Why, for instance, hasn’t one of the Papua New Guinean universities picked up the idea?
Why haven’t they included running a blog like PNG Attitude and a literary competition like the Crocodile Prize as a project in one of their final year literature, journalism or communications faculties?
It’s something that could be run year after year and something that would give their students great experience, not to mention providing a useful service to Papua New Guinea in general.
I bet they haven’t even thought about it. I bet the idea has never occurred to them.
What some of them have done instead is cancel their literarture courses. How dumb is that? Are the universities that scared of their government?
I reckon if there is no one from outside Papua New Guinea to run and stimulate literature in the country, its future is dire indeed.
Talk about a tin pot backwater.
I'll be in Goroka next year and would really like to team up with Goroka based PNG Attitude writers or contributors, or any interested person. I also would like to contribute in my own little ways to this idea of a sustained and progressive PNG literature.
Posted by: Raymond Sigimet | 29 December 2015 at 05:29 AM
Touche Ed!
Revenge for my snide comments about the typos in Baka's books. It comes to he who waits.
And of course I meant 'inertia' as opposed to 'lack of'.

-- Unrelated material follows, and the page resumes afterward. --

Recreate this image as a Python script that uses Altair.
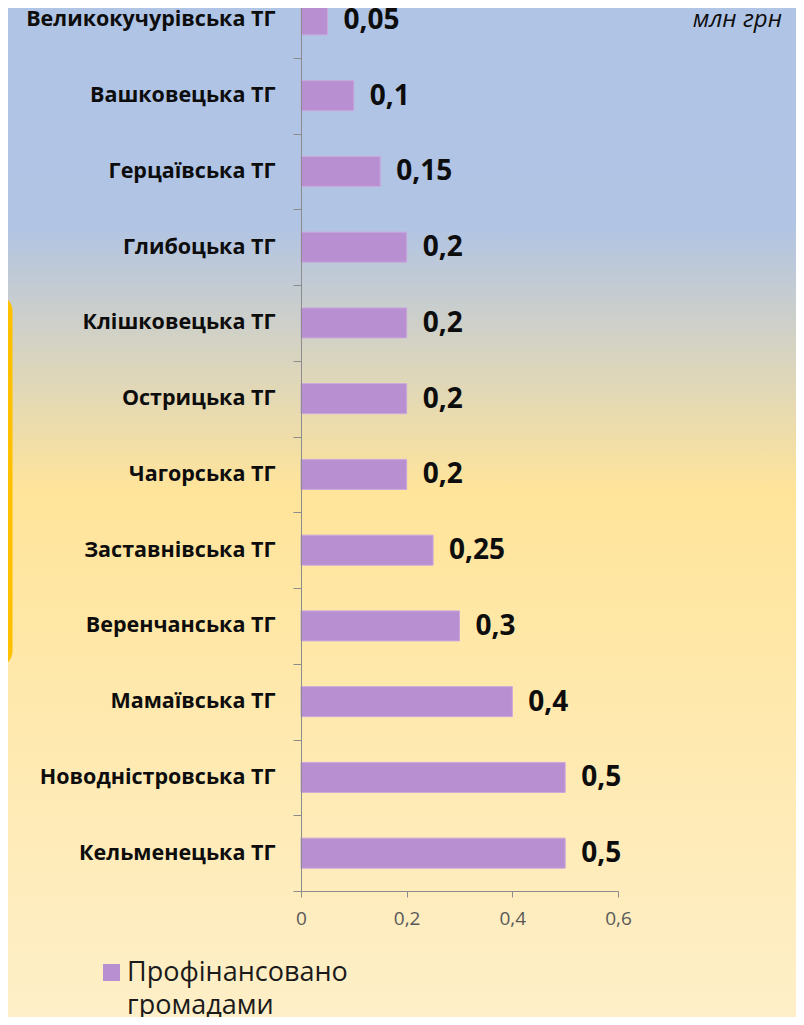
import altair as alt
import pandas as pd

categories = [
    "Великокучурівська ТГ", "Вашковецька ТГ", "Герцаївська ТГ", "Глибоцька ТГ",
    "Клішковецька ТГ", "Острицька ТГ", "Чагорська ТГ", "Заставнівська ТГ",
    "Веренчанська ТГ", "Мамаївська ТГ", "Новодністровська ТГ", "Кельменецька ТГ",
]
values = [0.05, 0.1, 0.15, 0.2, 0.2, 0.2, 0.2, 0.25, 0.3, 0.4, 0.5, 0.5]
value_labels = ["0,05", "0,1", "0,15", "0,2", "0,2", "0,2", "0,2", "0,25", "0,3", "0,4", "0,5", "0,5"]
series_name = "Профінансовано громадами"
x_ticks = [0, 0.2, 0.4, 0.6]
unit_label = "млн грн"

df = pd.DataFrame({"cat": categories, "val": values, "lbl": value_labels,
                   "series": [series_name] * len(categories)})

W, H = 317, 883
PAD_L, PAD_R, PAD_T, PAD_B = 293, 178, 0, 126
FONT = "Open Sans"

bg = alt.Chart(pd.DataFrame({"a": [0]})).mark_rect(
    fill=alt.Gradient(
        gradient="linear", x1=0, y1=0, x2=0, y2=1,
        stops=[
            alt.GradientStop(offset=0, color="#B0C4E6"),
            alt.GradientStop(offset=0.215, color="#B1C4E4"),
            alt.GradientStop(offset=0.478, color="#FFE49A"),
            alt.GradientStop(offset=1, color="#FEEFC8"),
        ],
    )
).encode(
    x=alt.value(-PAD_L), x2=alt.value(W + PAD_R),
    y=alt.value(-PAD_T), y2=alt.value(H + PAD_B),
)

frame = alt.Chart(pd.DataFrame({"a": [0]})).mark_rect(
    fill="#A9C4DE", stroke="#FFC000", strokeWidth=5, cornerRadius=14
).encode(
    x=alt.value(-PAD_L - 60), x2=alt.value(-PAD_L + 2),
    y=alt.value(297 - 8), y2=alt.value(665 - 8),
)

yscale = alt.Scale(domain=categories, range=[-26, H], paddingInner=0, paddingOuter=0)
xscale = alt.Scale(domain=[0, 0.6], nice=False)

bars = alt.Chart(df).mark_bar(size=30, stroke="#C9A8DD", strokeWidth=1).encode(
    y=alt.Y("cat:N", scale=yscale, sort=categories, title=None,
            axis=alt.Axis(tickBand="extent", tickSize=8, tickColor="#8C8C8C",
                          domainColor="#8C8C8C", labelPadding=18, zindex=2,
                          labelFont=FONT, labelFontSize=21.5, labelFontWeight="bold",
                          labelColor="#0D0D0D", labelLimit=300)),
    x=alt.X("val:Q", scale=xscale, title=None,
            axis=alt.Axis(values=x_ticks, tickSize=6, tickColor="#8C8C8C",
                          domainColor="#8C8C8C", labelPadding=12, zindex=2,
                          labelFlush=False,
                          labelExpr="replace(format(datum.value, '~g'), '.', ',')",
                          labelFont=FONT, labelFontSize=19, labelColor="#595959",
                          grid=False)),
    color=alt.Color("series:N", scale=alt.Scale(range=["#B88FD1"]), legend=None),
)

labels = alt.Chart(df).mark_text(
    align="left", baseline="middle", dx=16, dy=1, font=FONT, fontSize=28, fontWeight="bold",
    color="#0D0D0D"
).encode(
    y=alt.Y("cat:N", scale=yscale, sort=categories),
    x=alt.X("val:Q", scale=xscale),
    text="lbl:N",
)

legend_df = pd.DataFrame({"series": [series_name]})
legend_sym = alt.Chart(legend_df).mark_square(size=289, opacity=1).encode(
    x=alt.value(-189.5), y=alt.value(964.5),
    color=alt.Color("series:N", scale=alt.Scale(range=["#B88FD1"]), legend=None),
)
legend_txt = alt.Chart(legend_df).mark_text(
    align="left", baseline="alphabetic", lineBreak=" ", lineHeight=33,
    font=FONT, fontSize=27, color="#1A1A1A"
).encode(x=alt.value(-174), y=alt.value(973), text="series:N")

unit = alt.Chart(pd.DataFrame({"t": [unit_label]})).mark_text(
    align="right", baseline="middle", font=FONT, fontSize=24, fontStyle="italic",
    color="#0D0D0D"
).encode(x=alt.value(481), y=alt.value(12), text="t:N")

chart = alt.layer(bg, frame, bars, labels, legend_sym, legend_txt, unit).properties(
    width=W, height=H,
    autosize=alt.AutoSizeParams(type="none"),
    padding={"left": PAD_L, "right": PAD_R, "top": PAD_T, "bottom": PAD_B},
).configure_view(stroke=None).configure(background="white")

chart.save("out.html", embed_options={"renderer": "svg", "actions": False})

It's a big problem - inertia and apathy. My latest theory is up there today.
Posted by: Phil Fitzpatrick | 28 December 2015 at 08:17 AM
Phil: I think you meant not 'a lack of inertia' but, perhaps, 'a surfeit' or 'abundance'.
You're right, of course, to be frustrated and angry. I note, more with a tinge of sorrow than angst, that of those who have responded to Keith's and your decision to continue your great work, only a few: Rashmi, Emmanuel and Michael have put their hands out to take up the literary cudgels. The remainder, while delighted that Attitude and Pukpuk Publishing will continue (for the time being?) seem content to take advantage without contributing anything in return.
That the universities, academics and arts and education administrators remain silent and inert is a shameful state of affairs.
Posted by: Ed Brumby | 28 December 2015 at 07:02 AM
As a member of COG I look forward to reading updates of the forum discussion at last Septembers Croc awards ceremony.
RE: "Life after Keith and Phil".
Let that be the a first agenda item for us next year, i.e. business arising.
What was the agreed way forward? What are the key tasks and who is responsible? How can everyone else contribute?
Quit dreaming - talk the talk and walk the walk.
If we are to create a writer's society, formalized or not we need to socialize - to me Facebook doesn't count if there's never any real face-to-face.
Wherever we are in PNG we need to arrange to meet each other informally at first, in pairs or more, whatever number of you are available.
I am in Lae until 31 January 2016 - anyone else reading this? Marlene?